One of my main goals in this system was to have no crossover frequency between about 800HZ and 6kHZ, because that's the frequency band that has the best potential for creating really good stereo effects (below about 1kHZ inter-aural crosstalk blurs imaging cues), and stereo imaging accuracy is hugely dependent on the degree to which both speakers have the same acoustic output at the listening chair, over frequency. Room acoustics are likely to screw this up anyway, but having a crossover happen in that frequency range is likely to make it worse. The 3 inch Peerless TG9 midrange driver gives me the ability to do this well. Bigger drivers usually have some kind of FR problem around 3-6kHZ, and smaller drivers usually have excessive distortion issues if you try to take them down below about 300HZ. To be able to reproduce 480HZ to 7kHZ cleanly and with a relatively flat frequency response is great.
Most typical tweeters are usable down to about 3kHZ, before distortion gets questionable. Crossing them over at 7kHZ means I can use pretty much any tweeter out there. Ribbon tweeters are more delicate than most others, so distortion can go up faster if you're trying to use them down to 2-3kHZ. Since I only ask this one to do 7kHZ and above in this system, it should be second to none. By limiting the woofers to below 480HZ, the slight resonance they have around 4kHZ will have no effect on anything. It will be electronically VERY attenuated.

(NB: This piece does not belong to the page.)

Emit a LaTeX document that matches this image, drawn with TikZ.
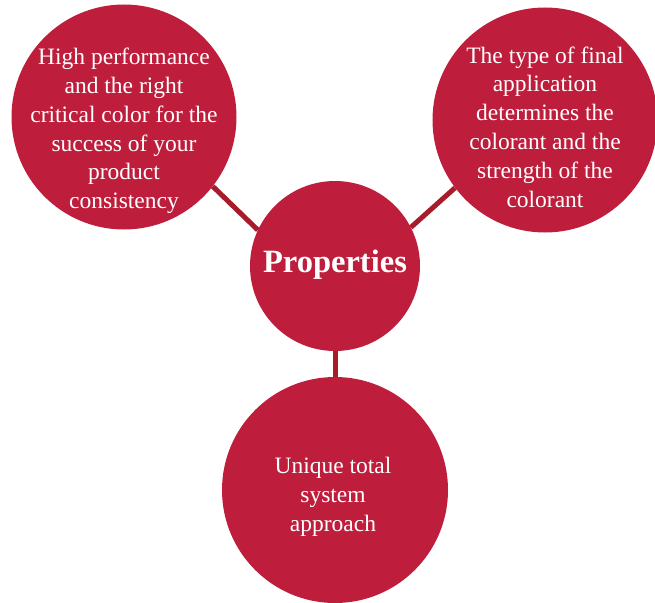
\documentclass[tikz,border=0pt]{standalone}
\usepackage{fontspec}
\setmainfont{Liberation Serif}
\definecolor{disc}{HTML}{BE1E3C}
\definecolor{link}{HTML}{A81C2A}
\begin{document}
\begin{tikzpicture}[x=1pt,y=-1pt,
  disc/.style={circle,fill=disc,draw=none,inner sep=0pt},
  txt/.style={text=white,align=center,font=\fontsize{23.5}{28.8}\selectfont},
  link/.style={draw=link,line width=5pt}]
\useasboundingbox (0,0) rectangle (655,602);
\clip (0,0) rectangle (655,602);
\node[disc,minimum size=225pt] (l) at (124,117) {};
\node[disc,minimum size=225pt] (r) at (545,120) {};
\node[disc,minimum size=170pt] (c) at (335,266) {};
\node[disc,minimum size=226pt] (b) at (335,490) {};
\draw[link] (c.155) -- (l.-38);
\draw[link] (c.27) -- (r.217);
\draw[link] (c.south) -- (b.north);
\node[txt] (lt) at (124,131) {High performance\\and the right\\critical color for the\\success of your\\product\\consistency};
\node[txt] (rt) at (545,127) {The type of final\\application\\determines the\\colorant and the\\strength of the\\colorant};
\node[txt,font=\fontsize{32.5}{36}\selectfont\bfseries] (ct) at (335,265) {Properties};
\node[txt] (bt) at (333,497) {Unique total\\system\\approach};
\end{tikzpicture}
\end{document}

The woofers each have their own closed box internally, part so none of the half wavelengths they will be producing will fit inside these cavities, so minimal resonance potential, and part because those internal shelves provide very important bracing of the 3/4 inch MDF cabinet material. Radiation from the cabinet may seem very minimal, but the cabinet has way more surface area than the woofer diaphragms, so can actually be pretty significant. The internal dimension ratio for each woofer cavity are the numbers recommended by Roger Russel (formerly of McIntosh), which is 1:1.25:1.6 . This ratio minimizes the degree to which harmonics of resonances double up, creating a more significant resonance. Again, this shouldn't even be an issue since none of the half wavelenths fit inside the very well damped internal cavities.
The tweeter baffle front board (Vermilion colored wood) tilts back by 5 degrees, so it doesn't look like it's about to fall off the woofer, and because of the slightly narrow vertical off axis response of the ribbon tweeter, which is 1.5 inches tall. I thought this might work better in my listening room.
There's also a piece of 3/8 inch thick wool felt between the woofer cabinet and the separate mid/tweeter baffle, to minimize any potential squeaks if the woofer cabinet vibrated too much at high levels.
The inside of the woofer cabinet has several layers of acoustic damping materials glued in place tight to the surfaces, to minimize any potential resonances (of distortion products in this case), and to reduce cabinet radiation of said resonance's. There's 3/8 inch thick wool felt, then foam rubber, then more. Foam rubber works great at higher frequencies, but doesn't have the mass to be very effective at the lower frequencies, unless it's glued tightly to the inside surfaces of the enclosure. The wool felt is probably more effective due to it's higher mass, but working together in layers seems better. The idea is to dissipate all the internal acoustic energy, so it won't bounce around and re-emerge through the diaphragms with the various resonant qualities.